:: Exercise directions ::
Below are several entries. Transcribe exactly those lines that fall from the one with "Output the Python" through the one with "plt.rcParams['mathtext.default'] = 'regular'", end lines included.
**********
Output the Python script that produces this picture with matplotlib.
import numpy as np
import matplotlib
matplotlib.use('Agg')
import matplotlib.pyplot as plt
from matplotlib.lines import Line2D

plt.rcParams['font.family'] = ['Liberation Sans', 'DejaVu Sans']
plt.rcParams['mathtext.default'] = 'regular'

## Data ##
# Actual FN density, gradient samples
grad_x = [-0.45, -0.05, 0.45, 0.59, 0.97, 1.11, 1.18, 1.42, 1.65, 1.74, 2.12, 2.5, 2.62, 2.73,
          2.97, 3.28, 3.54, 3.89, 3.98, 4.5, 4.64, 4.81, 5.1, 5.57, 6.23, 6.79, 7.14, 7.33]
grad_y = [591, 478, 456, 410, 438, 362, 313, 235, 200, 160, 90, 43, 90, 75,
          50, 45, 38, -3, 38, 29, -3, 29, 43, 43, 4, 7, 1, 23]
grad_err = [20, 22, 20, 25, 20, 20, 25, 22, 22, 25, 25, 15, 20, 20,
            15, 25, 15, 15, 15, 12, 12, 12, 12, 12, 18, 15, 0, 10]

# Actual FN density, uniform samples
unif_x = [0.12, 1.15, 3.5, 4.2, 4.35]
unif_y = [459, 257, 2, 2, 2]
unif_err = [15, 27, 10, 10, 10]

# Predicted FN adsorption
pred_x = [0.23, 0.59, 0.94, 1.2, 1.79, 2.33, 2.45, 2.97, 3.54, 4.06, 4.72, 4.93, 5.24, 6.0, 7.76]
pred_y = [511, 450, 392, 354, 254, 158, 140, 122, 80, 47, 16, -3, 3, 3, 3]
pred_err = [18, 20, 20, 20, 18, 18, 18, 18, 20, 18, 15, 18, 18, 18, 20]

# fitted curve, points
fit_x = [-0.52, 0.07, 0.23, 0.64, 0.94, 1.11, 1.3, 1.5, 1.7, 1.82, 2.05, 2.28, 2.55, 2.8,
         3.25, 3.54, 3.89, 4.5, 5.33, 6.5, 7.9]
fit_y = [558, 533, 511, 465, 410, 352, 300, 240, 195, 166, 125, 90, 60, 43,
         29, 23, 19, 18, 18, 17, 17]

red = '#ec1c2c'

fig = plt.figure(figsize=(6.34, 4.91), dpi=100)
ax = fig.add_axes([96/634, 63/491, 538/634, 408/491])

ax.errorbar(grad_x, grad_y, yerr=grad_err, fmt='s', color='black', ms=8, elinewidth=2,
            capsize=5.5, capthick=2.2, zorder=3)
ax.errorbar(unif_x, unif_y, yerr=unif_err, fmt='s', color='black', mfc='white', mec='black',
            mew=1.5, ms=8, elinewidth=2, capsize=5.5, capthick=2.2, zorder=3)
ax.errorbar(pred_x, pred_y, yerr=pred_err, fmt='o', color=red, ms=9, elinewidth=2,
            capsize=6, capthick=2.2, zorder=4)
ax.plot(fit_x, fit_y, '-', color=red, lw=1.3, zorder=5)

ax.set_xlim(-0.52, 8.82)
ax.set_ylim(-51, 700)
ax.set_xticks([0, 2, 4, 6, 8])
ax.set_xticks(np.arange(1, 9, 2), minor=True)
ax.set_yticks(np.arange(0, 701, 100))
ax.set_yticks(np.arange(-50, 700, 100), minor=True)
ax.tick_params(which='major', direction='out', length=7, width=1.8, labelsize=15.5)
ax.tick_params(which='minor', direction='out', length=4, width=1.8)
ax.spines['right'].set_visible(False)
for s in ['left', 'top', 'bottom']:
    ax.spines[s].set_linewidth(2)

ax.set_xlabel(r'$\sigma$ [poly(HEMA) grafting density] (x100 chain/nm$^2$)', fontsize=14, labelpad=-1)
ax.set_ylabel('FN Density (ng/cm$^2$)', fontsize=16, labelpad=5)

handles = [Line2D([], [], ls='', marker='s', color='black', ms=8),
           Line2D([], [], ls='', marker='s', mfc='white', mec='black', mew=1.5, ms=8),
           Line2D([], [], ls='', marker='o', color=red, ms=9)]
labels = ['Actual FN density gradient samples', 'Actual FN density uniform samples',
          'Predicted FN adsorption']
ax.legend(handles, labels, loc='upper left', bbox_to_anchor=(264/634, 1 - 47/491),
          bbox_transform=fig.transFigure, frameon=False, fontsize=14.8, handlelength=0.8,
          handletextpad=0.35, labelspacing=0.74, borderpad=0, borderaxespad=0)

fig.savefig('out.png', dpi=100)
**********
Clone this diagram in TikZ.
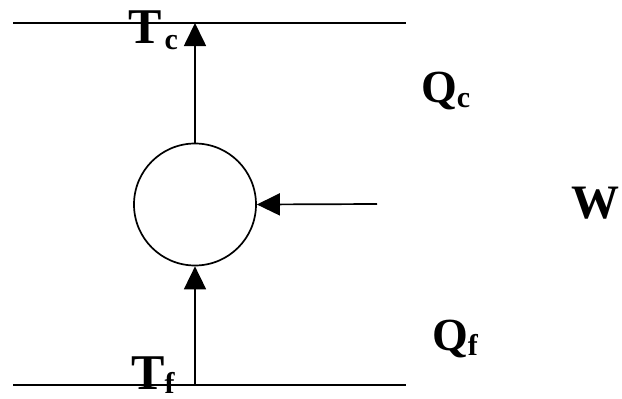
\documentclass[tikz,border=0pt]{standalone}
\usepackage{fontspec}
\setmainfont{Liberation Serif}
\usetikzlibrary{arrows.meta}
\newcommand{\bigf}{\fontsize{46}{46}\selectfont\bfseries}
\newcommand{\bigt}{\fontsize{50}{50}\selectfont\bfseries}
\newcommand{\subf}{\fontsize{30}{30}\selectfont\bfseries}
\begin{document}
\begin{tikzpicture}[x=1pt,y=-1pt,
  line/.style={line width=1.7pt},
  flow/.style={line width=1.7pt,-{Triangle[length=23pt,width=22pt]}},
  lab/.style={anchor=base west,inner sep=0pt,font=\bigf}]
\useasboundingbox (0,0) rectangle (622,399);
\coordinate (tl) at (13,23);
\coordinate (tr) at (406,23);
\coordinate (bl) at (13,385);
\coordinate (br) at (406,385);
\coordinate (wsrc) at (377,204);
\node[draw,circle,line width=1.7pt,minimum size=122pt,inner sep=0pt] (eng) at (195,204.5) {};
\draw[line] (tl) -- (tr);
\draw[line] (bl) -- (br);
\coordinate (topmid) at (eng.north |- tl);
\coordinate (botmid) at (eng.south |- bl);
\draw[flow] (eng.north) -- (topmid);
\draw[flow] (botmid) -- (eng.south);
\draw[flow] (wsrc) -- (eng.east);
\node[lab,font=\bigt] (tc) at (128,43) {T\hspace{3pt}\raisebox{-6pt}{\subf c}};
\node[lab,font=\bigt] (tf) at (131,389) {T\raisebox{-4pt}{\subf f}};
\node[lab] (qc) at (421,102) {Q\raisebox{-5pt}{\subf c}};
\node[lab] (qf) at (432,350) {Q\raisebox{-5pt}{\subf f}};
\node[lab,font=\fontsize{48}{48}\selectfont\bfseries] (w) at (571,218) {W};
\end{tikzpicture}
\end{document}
**********
:: Exercise output ::
Output the Python script that produces this picture with matplotlib.
import numpy as np
import matplotlib
matplotlib.use('Agg')
import matplotlib.pyplot as plt
from matplotlib.lines import Line2D

plt.rcParams['font.family'] = ['Liberation Sans', 'DejaVu Sans']
plt.rcParams['mathtext.default'] = 'regular'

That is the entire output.